=== What is asked ===
Leave out the pictures and retype only the lines from the opening line to the line that holds "plt.rcParams['font.family'] = ['Liberation", both ends included.
═══ Given information ═══
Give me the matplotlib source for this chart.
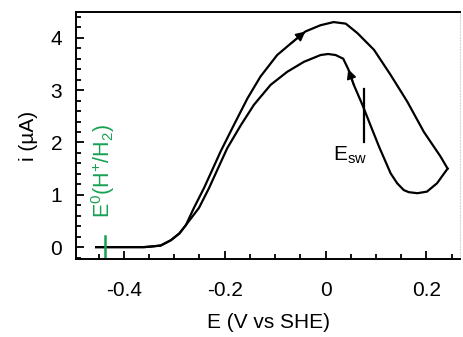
import matplotlib
matplotlib.use("Agg")
import matplotlib.pyplot as plt
from matplotlib.ticker import MultipleLocator

plt.rcParams['font.family'] = ['Liberation Sans', 'DejaVu Sans']

# forward scan (upper branch), E in V vs SHE, i in uA
fwd_E = [-0.455, -0.40, -0.36, -0.347, -0.327, -0.307, -0.290, -0.277, -0.261,
         -0.241, -0.224, -0.208, -0.182, -0.155, -0.129, -0.096, -0.069, -0.040,
         -0.010, 0.016, 0.040, 0.063, 0.096, 0.129, 0.162, 0.195, 0.228, 0.242]
fwd_i = [0.0, 0.0, 0.0, 0.01, 0.03, 0.13, 0.26, 0.42, 0.75,
         1.13, 1.49, 1.83, 2.33, 2.84, 3.26, 3.67, 3.89, 4.12,
         4.24, 4.30, 4.27, 4.09, 3.77, 3.29, 2.78, 2.20, 1.73, 1.50]

# reverse scan (lower branch)
rev_E = [0.242, 0.221, 0.201, 0.182, 0.165, 0.155, 0.142, 0.129, 0.106, 0.089,
         0.073, 0.056, 0.045, 0.035, 0.020, 0.005, -0.010, -0.043, -0.076,
         -0.109, -0.142, -0.168, -0.195, -0.214, -0.231, -0.251, -0.277, -0.290,
         -0.307, -0.327, -0.347, -0.36, -0.40, -0.455]
rev_i = [1.50, 1.22, 1.06, 1.03, 1.05, 1.09, 1.22, 1.41, 1.92, 2.33,
         2.72, 3.10, 3.40, 3.60, 3.67, 3.69, 3.67, 3.54, 3.35,
         3.10, 2.72, 2.33, 1.89, 1.49, 1.13, 0.75, 0.42, 0.26,
         0.13, 0.03, 0.01, 0.0, 0.0, 0.0]

# markers
E0_H = -0.437          # E0(H+/H2)
E_sw = 0.077           # switching potential marker
E_sw_span = (2.01, 3.02)
fwd_arrow = 17         # index of arrow tip on forward branch
rev_arrow = 12         # index of arrow tip on reverse branch

GREEN = '#17a153'
FS = 15

fig = plt.figure(figsize=(4.63, 3.37), dpi=100)
ax = fig.add_axes([0.164, 0.231, 0.830, 0.733])

ax.plot(fwd_E, fwd_i, color='black', lw=1.6, solid_joinstyle='round')
ax.plot(rev_E, rev_i, color='black', lw=1.6, solid_joinstyle='round')

for E, I, k in [(fwd_E, fwd_i, fwd_arrow), (rev_E, rev_i, rev_arrow)]:
    ax.annotate('', xy=(E[k], I[k]), xytext=(E[k - 1], I[k - 1]),
                arrowprops=dict(arrowstyle='-|>', color='black', lw=1.2,
                                mutation_scale=14, shrinkA=0, shrinkB=0))

# switching potential
ax.plot([E_sw, E_sw], E_sw_span, color='black', lw=1.6)
ax.text(0.014, 1.66, r'E$_{\mathregular{sw}}$', fontsize=FS, ha='left',
        va='baseline')

# hydrogen standard potential
ax.plot([E0_H, E0_H], [-0.21, 0.21], color=GREEN, lw=1.8)
ax.text(E0_H - 0.004, 0.55,
        r'E$^{\mathregular{0}}$(H$^{\mathregular{+}}$/H$_{\mathregular{2}}$)',
        color=GREEN, fontsize=15.5, rotation=90, ha='center', va='bottom')

ax.set_xlim(-0.495, 0.267)
ax.set_ylim(-0.23, 4.49)

ax.xaxis.set_major_locator(MultipleLocator(0.2))
ax.xaxis.set_minor_locator(MultipleLocator(0.05))
ax.yaxis.set_major_locator(MultipleLocator(1))
ax.yaxis.set_minor_locator(MultipleLocator(0.2))
ax.xaxis.set_major_formatter(plt.FuncFormatter(lambda v, p: '0' if abs(v) < 1e-9 else '%g' % v))

ax.tick_params(which='both', direction='in', width=1.3, labelsize=FS,
               top=False, right=False)
ax.tick_params(which='major', length=6)
ax.tick_params(which='minor', length=3.5)
ax.tick_params(axis='x', pad=16)
ax.tick_params(axis='y', pad=10)

for s in ['left', 'bottom', 'top']:
    ax.spines[s].set_linewidth(1.4)
ax.spines['right'].set_color('#d8d8d8')
ax.spines['right'].set_linestyle(':')

ax.set_xlabel('E (V vs SHE)', fontsize=FS, labelpad=9)
ax.set_ylabel(u'i (\u00b5A)', fontsize=FS, labelpad=9)

fig.savefig('out.png', dpi=100)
═══
=== Exercise answer ===
Give me the matplotlib source for this chart.
import matplotlib
matplotlib.use("Agg")
import matplotlib.pyplot as plt
from matplotlib.ticker import MultipleLocator

plt.rcParams['font.family'] = ['Liberation Sans', 'DejaVu Sans']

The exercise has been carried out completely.